Associated Press cadmium-in-jewelry panic, cont’d
Could the legislative results be even worse than CPSIA’s? The Handmade Toy Alliance notes that legislation in several states purports to ban all presence of the heavy metal, which is ubiquitously found in nature at small concentrations. The worst bills, they say, are pending in California, Illinois, New Jersey, and Connecticut. More: NJ.com (New Jersey bill)
“Proposed Facebook Settlement Comes Under Fire”
The March 2 Wall Street Journal (link dead after 7 days) covers all-for-charity-none-for-the-class “cy pres” settlements of Facebook and AOL—the latter of which was the subject of a Center for Class Action Fairness objection:
Late last year, in a class action claiming that tech giant AOL LLC improperly inserted footers in its users’ emails, Los Angeles federal judge Christina Snyder awarded $25,000 in settlement funds to a Los Angeles legal-aid organization that has the judge’s husband on its board. …

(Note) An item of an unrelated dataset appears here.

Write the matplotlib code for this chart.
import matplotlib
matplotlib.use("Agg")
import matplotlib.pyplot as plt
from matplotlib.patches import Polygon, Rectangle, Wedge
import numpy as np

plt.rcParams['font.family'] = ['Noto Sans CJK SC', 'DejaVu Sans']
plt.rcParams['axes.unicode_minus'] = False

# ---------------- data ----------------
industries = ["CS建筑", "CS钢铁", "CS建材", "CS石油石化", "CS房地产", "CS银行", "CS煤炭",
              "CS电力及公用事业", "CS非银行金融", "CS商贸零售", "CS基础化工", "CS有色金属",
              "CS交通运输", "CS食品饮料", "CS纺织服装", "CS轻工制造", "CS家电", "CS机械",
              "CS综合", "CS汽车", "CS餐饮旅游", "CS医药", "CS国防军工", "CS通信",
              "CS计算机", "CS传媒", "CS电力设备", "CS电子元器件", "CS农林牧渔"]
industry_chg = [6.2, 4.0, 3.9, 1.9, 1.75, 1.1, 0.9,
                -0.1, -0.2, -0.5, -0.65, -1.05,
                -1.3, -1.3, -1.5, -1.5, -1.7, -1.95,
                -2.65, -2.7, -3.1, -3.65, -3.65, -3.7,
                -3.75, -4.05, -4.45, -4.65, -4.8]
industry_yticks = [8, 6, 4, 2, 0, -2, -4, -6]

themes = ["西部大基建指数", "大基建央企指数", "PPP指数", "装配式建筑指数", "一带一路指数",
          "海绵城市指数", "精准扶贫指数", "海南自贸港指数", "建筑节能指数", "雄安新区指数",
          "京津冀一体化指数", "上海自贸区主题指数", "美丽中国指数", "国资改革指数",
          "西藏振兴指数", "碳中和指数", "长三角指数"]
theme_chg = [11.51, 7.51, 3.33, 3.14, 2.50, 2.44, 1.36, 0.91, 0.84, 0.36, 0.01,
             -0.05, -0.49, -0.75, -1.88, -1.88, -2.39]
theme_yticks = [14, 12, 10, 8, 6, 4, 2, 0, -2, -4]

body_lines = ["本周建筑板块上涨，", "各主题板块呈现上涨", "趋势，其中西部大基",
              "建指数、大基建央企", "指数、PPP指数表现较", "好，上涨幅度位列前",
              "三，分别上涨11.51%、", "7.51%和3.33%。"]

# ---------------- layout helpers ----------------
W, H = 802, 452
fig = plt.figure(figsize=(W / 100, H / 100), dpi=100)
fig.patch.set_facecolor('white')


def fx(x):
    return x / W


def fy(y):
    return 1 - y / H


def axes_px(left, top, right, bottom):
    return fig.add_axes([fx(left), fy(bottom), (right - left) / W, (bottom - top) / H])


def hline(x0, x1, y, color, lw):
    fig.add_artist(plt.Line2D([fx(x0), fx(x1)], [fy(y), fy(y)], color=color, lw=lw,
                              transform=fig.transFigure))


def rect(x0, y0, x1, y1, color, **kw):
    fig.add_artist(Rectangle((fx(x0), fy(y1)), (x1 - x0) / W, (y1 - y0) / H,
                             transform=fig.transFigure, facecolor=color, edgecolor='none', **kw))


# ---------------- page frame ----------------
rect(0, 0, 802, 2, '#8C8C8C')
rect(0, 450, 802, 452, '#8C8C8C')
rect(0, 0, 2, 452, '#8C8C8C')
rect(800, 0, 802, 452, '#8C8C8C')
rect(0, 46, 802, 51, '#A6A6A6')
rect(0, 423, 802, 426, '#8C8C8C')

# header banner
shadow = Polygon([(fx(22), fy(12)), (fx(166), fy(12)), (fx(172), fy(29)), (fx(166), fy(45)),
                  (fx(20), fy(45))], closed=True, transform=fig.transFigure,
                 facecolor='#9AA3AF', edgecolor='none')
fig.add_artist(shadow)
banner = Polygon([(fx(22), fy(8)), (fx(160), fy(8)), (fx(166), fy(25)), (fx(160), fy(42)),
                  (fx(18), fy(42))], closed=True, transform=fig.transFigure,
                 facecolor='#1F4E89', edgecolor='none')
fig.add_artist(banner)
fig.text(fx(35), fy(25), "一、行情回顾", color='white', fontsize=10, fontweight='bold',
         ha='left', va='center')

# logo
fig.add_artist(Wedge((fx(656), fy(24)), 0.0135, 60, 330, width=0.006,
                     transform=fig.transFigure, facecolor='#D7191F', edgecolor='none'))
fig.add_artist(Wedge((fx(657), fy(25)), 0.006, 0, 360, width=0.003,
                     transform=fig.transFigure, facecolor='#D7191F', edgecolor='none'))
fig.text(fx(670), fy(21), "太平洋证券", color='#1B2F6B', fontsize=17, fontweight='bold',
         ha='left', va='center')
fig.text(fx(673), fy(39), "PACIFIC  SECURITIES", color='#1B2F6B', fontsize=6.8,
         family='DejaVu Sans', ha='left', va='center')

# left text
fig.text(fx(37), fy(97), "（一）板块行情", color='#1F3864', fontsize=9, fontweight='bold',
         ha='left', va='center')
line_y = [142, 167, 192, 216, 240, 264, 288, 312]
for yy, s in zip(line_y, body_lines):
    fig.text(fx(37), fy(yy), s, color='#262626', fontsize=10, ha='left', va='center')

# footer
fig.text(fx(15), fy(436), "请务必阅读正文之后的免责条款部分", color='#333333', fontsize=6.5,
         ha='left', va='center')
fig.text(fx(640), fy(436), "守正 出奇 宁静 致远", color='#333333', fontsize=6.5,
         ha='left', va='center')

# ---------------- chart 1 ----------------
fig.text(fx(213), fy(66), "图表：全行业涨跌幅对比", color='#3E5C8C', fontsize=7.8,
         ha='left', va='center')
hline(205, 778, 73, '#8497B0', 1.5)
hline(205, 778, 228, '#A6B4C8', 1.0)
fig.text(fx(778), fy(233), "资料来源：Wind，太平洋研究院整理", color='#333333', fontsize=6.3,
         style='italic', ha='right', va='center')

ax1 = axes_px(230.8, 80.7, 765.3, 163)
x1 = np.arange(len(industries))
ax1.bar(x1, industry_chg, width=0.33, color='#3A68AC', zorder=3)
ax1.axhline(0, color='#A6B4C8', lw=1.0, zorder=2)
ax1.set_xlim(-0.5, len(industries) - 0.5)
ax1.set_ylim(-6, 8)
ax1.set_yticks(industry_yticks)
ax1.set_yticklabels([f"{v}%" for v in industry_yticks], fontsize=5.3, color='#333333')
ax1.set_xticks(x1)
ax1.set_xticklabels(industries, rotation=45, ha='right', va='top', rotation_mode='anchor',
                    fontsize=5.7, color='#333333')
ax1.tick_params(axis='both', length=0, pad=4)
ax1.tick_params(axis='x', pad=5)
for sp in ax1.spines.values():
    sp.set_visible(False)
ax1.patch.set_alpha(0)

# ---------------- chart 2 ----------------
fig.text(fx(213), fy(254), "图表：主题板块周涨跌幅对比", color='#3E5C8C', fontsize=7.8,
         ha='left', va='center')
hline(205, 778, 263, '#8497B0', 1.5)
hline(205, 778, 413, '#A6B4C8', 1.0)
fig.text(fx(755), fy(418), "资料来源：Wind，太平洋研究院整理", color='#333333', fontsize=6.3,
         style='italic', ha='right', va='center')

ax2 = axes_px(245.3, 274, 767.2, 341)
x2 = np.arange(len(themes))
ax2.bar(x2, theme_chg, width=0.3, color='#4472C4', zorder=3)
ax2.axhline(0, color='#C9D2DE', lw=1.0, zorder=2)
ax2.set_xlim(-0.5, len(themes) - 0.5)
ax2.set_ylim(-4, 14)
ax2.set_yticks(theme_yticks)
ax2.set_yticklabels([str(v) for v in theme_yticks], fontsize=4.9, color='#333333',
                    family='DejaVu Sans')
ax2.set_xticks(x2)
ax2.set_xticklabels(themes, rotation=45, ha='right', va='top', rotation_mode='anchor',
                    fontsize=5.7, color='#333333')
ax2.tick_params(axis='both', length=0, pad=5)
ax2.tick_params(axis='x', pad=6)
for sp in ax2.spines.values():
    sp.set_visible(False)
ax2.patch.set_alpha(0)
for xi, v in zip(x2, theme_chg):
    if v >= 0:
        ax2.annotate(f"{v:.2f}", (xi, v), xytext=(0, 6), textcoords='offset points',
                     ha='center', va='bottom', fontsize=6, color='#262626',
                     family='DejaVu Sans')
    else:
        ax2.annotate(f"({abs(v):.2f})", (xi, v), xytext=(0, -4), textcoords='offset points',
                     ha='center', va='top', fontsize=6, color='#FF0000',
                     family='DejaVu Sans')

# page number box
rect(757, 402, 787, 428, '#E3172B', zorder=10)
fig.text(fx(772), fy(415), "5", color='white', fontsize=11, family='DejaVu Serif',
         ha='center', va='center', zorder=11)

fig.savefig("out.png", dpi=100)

The Virginia-based [sic] Center for Class Action Fairness objected, claiming the settlement raised a conflict of interest. Ted Frank, president of the group, said that to avoid potential conflicts, it would be better to require unclaimed settlement funds to be deposited into state coffers. “The problem is that parties can now give money to a judge’s preferred charity in the hopes that it will prompt the judge to rubber stamp a settlement,” he said.
Open thread
I’m still recovering from a 2 1/2 day power outage and computer trouble, but don’t hesitate to talk amongst yourselves.
“It’s a perfectly safe childhood, minus the childhood part”

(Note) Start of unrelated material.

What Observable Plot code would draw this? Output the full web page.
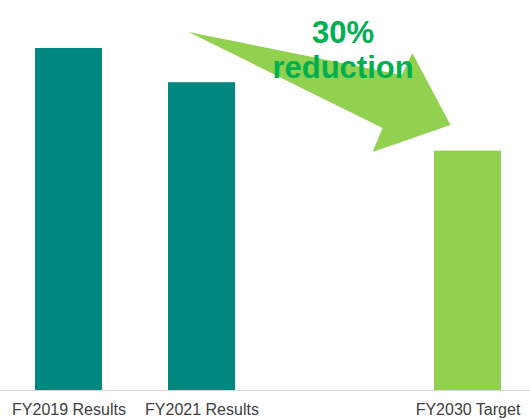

Lenore Skenazy (Free-Range Kids) in the Washington Post on the urge to protect children from hot dogs and countless other statistically rare dangers. Quotes me on the litigation that led to the warning labels [Washington Post]
“Arizona Bill to Bar Use of Foreign and Religious Law”
Although the extent to which foreign legal standards should influence our own is very much a legitimate topic for debate, this particular bill is deeply misguided. [Eugene Volokh]
Dunning child support for a kid born when the “dad” was … 7?
Don’t assume it’s a complete fluke, says Matt Welch, these “deadbeat dads” programs really are set up to resolve every doubt in favor of collection [Reason “Hit and Run”, Amy Alkon]
“Wealthy Couple Sued For Installing Ikea Kitchen”
It “did not rise to the level of a kitchen suitable for a property located at 50 Gramercy Park North,” says the realty group that rented the apartment from the owners. P.S. New York Daily News link mistakenly omitted before (h/t Bob Montgomery).
Lawyer-unsafe short film of the year
Logorama is an Oscar-nominated 16-minute film with R-rated language and situations and as many as 2,500 possible intellectual property violations. [GarageTV, Belgian, via Nancy Friedman, who calls it “startling and hilarious”.]
Madison County class action: Blimpie subs not meaty enough
BL1Y wonders whether the numbers add up, though (via Above the Law, Courthouse News). The class action firm filing the case is Lakin Chapman; it and its predecessor firm are well-known to longtime Overlawyered readers. More: Lowering the Bar.